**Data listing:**
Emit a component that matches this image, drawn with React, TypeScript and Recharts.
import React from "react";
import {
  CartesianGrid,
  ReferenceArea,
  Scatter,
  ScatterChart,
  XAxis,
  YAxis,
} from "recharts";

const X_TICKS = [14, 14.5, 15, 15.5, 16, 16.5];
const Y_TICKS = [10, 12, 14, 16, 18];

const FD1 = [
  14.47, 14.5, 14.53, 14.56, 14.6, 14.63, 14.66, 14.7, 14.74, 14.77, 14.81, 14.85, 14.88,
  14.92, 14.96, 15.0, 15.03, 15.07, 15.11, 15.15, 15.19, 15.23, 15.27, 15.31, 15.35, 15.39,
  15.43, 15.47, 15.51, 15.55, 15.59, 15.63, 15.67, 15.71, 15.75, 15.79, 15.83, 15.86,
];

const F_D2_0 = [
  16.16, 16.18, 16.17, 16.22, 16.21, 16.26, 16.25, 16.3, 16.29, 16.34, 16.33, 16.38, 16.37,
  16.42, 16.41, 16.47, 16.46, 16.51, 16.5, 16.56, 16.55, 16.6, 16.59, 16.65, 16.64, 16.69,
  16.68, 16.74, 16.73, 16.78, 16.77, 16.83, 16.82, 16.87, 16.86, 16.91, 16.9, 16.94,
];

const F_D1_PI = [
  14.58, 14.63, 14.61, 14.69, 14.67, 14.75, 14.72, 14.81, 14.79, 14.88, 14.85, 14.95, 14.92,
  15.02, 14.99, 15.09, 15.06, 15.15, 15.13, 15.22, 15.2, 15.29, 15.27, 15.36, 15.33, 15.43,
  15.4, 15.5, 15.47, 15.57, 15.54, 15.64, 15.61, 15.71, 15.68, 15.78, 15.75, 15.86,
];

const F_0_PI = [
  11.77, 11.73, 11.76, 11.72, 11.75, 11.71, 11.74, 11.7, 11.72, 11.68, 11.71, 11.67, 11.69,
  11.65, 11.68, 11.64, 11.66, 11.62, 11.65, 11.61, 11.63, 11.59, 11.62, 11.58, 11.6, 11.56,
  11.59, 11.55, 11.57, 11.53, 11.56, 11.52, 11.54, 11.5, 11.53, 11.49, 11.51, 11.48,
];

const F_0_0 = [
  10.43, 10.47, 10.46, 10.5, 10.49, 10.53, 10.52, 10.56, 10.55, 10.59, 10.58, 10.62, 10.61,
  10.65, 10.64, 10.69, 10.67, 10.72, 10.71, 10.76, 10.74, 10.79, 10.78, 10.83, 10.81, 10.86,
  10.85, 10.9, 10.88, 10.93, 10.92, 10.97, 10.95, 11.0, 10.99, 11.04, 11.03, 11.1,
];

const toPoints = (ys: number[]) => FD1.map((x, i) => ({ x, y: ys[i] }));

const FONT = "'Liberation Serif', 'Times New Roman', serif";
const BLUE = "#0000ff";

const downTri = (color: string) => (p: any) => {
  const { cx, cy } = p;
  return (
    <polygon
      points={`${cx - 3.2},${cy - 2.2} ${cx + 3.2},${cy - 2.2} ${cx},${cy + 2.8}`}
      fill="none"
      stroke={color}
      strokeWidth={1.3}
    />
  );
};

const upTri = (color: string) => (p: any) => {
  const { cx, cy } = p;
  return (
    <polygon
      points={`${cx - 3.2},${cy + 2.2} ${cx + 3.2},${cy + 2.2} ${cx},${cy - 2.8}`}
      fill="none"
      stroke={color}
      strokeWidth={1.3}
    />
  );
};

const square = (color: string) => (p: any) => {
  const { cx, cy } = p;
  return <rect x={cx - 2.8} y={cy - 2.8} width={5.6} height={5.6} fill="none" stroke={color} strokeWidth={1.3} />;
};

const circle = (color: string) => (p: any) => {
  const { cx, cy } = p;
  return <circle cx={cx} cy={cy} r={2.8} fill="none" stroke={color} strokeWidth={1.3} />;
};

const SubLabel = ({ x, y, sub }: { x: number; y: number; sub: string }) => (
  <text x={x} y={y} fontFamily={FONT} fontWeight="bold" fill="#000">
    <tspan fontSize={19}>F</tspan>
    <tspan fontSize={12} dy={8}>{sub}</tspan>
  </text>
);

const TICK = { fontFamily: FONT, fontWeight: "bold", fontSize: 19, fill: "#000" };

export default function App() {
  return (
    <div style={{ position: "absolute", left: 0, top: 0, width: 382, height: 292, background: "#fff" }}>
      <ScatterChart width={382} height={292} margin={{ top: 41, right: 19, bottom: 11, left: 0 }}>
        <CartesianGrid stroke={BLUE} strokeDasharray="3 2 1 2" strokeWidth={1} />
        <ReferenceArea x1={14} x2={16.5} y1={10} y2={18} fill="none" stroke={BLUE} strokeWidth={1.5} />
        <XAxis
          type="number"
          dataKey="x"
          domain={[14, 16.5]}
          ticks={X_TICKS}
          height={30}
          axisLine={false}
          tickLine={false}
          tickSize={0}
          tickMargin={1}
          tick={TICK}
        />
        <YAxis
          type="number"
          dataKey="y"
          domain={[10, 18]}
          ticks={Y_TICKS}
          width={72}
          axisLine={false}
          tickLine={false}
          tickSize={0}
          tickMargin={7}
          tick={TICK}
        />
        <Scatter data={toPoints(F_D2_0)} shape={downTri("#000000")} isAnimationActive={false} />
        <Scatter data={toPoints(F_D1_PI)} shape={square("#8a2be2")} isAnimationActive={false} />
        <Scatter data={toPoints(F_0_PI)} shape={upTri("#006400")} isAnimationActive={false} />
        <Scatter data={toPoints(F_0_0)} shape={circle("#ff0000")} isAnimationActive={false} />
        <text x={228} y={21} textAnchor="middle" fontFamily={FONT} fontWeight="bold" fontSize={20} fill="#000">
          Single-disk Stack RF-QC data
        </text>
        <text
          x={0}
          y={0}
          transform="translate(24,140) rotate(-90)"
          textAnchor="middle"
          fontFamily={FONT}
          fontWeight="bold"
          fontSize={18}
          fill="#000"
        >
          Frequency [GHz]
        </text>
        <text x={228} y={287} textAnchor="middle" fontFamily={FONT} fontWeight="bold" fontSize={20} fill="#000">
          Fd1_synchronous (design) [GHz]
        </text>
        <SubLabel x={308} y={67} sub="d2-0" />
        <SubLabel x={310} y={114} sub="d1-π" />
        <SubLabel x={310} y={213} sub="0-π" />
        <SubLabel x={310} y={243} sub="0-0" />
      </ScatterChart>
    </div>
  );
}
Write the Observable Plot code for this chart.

**TASK STATEMENT:** Transcribe each entry precisely, missing none.

**FULL SOLUTION:**
Emit a component that matches this image, drawn with React, TypeScript and Recharts.
import React from "react";
import {
  CartesianGrid,
  ReferenceArea,
  Scatter,
  ScatterChart,
  XAxis,
  YAxis,
} from "recharts";

const X_TICKS = [14, 14.5, 15, 15.5, 16, 16.5];
const Y_TICKS = [10, 12, 14, 16, 18];

const FD1 = [
  14.47, 14.5, 14.53, 14.56, 14.6, 14.63, 14.66, 14.7, 14.74, 14.77, 14.81, 14.85, 14.88,
  14.92, 14.96, 15.0, 15.03, 15.07, 15.11, 15.15, 15.19, 15.23, 15.27, 15.31, 15.35, 15.39,
  15.43, 15.47, 15.51, 15.55, 15.59, 15.63, 15.67, 15.71, 15.75, 15.79, 15.83, 15.86,
];

const F_D2_0 = [
  16.16, 16.18, 16.17, 16.22, 16.21, 16.26, 16.25, 16.3, 16.29, 16.34, 16.33, 16.38, 16.37,
  16.42, 16.41, 16.47, 16.46, 16.51, 16.5, 16.56, 16.55, 16.6, 16.59, 16.65, 16.64, 16.69,
  16.68, 16.74, 16.73, 16.78, 16.77, 16.83, 16.82, 16.87, 16.86, 16.91, 16.9, 16.94,
];

const F_D1_PI = [
  14.58, 14.63, 14.61, 14.69, 14.67, 14.75, 14.72, 14.81, 14.79, 14.88, 14.85, 14.95, 14.92,
  15.02, 14.99, 15.09, 15.06, 15.15, 15.13, 15.22, 15.2, 15.29, 15.27, 15.36, 15.33, 15.43,
  15.4, 15.5, 15.47, 15.57, 15.54, 15.64, 15.61, 15.71, 15.68, 15.78, 15.75, 15.86,
];

const F_0_PI = [
  11.77, 11.73, 11.76, 11.72, 11.75, 11.71, 11.74, 11.7, 11.72, 11.68, 11.71, 11.67, 11.69,
  11.65, 11.68, 11.64, 11.66, 11.62, 11.65, 11.61, 11.63, 11.59, 11.62, 11.58, 11.6, 11.56,
  11.59, 11.55, 11.57, 11.53, 11.56, 11.52, 11.54, 11.5, 11.53, 11.49, 11.51, 11.48,
];

const F_0_0 = [
  10.43, 10.47, 10.46, 10.5, 10.49, 10.53, 10.52, 10.56, 10.55, 10.59, 10.58, 10.62, 10.61,
  10.65, 10.64, 10.69, 10.67, 10.72, 10.71, 10.76, 10.74, 10.79, 10.78, 10.83, 10.81, 10.86,
  10.85, 10.9, 10.88, 10.93, 10.92, 10.97, 10.95, 11.0, 10.99, 11.04, 11.03, 11.1,
];

const toPoints = (ys: number[]) => FD1.map((x, i) => ({ x, y: ys[i] }));

const FONT = "'Liberation Serif', 'Times New Roman', serif";
const BLUE = "#0000ff";

const downTri = (color: string) => (p: any) => {
  const { cx, cy } = p;
  return (
    <polygon
      points={`${cx - 3.2},${cy - 2.2} ${cx + 3.2},${cy - 2.2} ${cx},${cy + 2.8}`}
      fill="none"
      stroke={color}
      strokeWidth={1.3}
    />
  );
};

const upTri = (color: string) => (p: any) => {
  const { cx, cy } = p;
  return (
    <polygon
      points={`${cx - 3.2},${cy + 2.2} ${cx + 3.2},${cy + 2.2} ${cx},${cy - 2.8}`}
      fill="none"
      stroke={color}
      strokeWidth={1.3}
    />
  );
};

const square = (color: string) => (p: any) => {
  const { cx, cy } = p;
  return <rect x={cx - 2.8} y={cy - 2.8} width={5.6} height={5.6} fill="none" stroke={color} strokeWidth={1.3} />;
};

const circle = (color: string) => (p: any) => {
  const { cx, cy } = p;
  return <circle cx={cx} cy={cy} r={2.8} fill="none" stroke={color} strokeWidth={1.3} />;
};

const SubLabel = ({ x, y, sub }: { x: number; y: number; sub: string }) => (
  <text x={x} y={y} fontFamily={FONT} fontWeight="bold" fill="#000">
    <tspan fontSize={19}>F</tspan>
    <tspan fontSize={12} dy={8}>{sub}</tspan>
  </text>
);

const TICK = { fontFamily: FONT, fontWeight: "bold", fontSize: 19, fill: "#000" };

export default function App() {
  return (
    <div style={{ position: "absolute", left: 0, top: 0, width: 382, height: 292, background: "#fff" }}>
      <ScatterChart width={382} height={292} margin={{ top: 41, right: 19, bottom: 11, left: 0 }}>
        <CartesianGrid stroke={BLUE} strokeDasharray="3 2 1 2" strokeWidth={1} />
        <ReferenceArea x1={14} x2={16.5} y1={10} y2={18} fill="none" stroke={BLUE} strokeWidth={1.5} />
        <XAxis
          type="number"
          dataKey="x"
          domain={[14, 16.5]}
          ticks={X_TICKS}
          height={30}
          axisLine={false}
          tickLine={false}
          tickSize={0}
          tickMargin={1}
          tick={TICK}
        />
        <YAxis
          type="number"
          dataKey="y"
          domain={[10, 18]}
          ticks={Y_TICKS}
          width={72}
          axisLine={false}
          tickLine={false}
          tickSize={0}
          tickMargin={7}
          tick={TICK}
        />
        <Scatter data={toPoints(F_D2_0)} shape={downTri("#000000")} isAnimationActive={false} />
        <Scatter data={toPoints(F_D1_PI)} shape={square("#8a2be2")} isAnimationActive={false} />
        <Scatter data={toPoints(F_0_PI)} shape={upTri("#006400")} isAnimationActive={false} />
        <Scatter data={toPoints(F_0_0)} shape={circle("#ff0000")} isAnimationActive={false} />
        <text x={228} y={21} textAnchor="middle" fontFamily={FONT} fontWeight="bold" fontSize={20} fill="#000">
          Single-disk Stack RF-QC data
        </text>
        <text
          x={0}
          y={0}
          transform="translate(24,140) rotate(-90)"
          textAnchor="middle"
          fontFamily={FONT}
          fontWeight="bold"
          fontSize={18}
          fill="#000"
        >
          Frequency [GHz]
        </text>
        <text x={228} y={287} textAnchor="middle" fontFamily={FONT} fontWeight="bold" fontSize={20} fill="#000">
          Fd1_synchronous (design) [GHz]
        </text>
        <SubLabel x={308} y={67} sub="d2-0" />
        <SubLabel x={310} y={114} sub="d1-π" />
        <SubLabel x={310} y={213} sub="0-π" />
        <SubLabel x={310} y={243} sub="0-0" />
      </ScatterChart>
    </div>
  );
}
Write the Observable Plot code for this chart.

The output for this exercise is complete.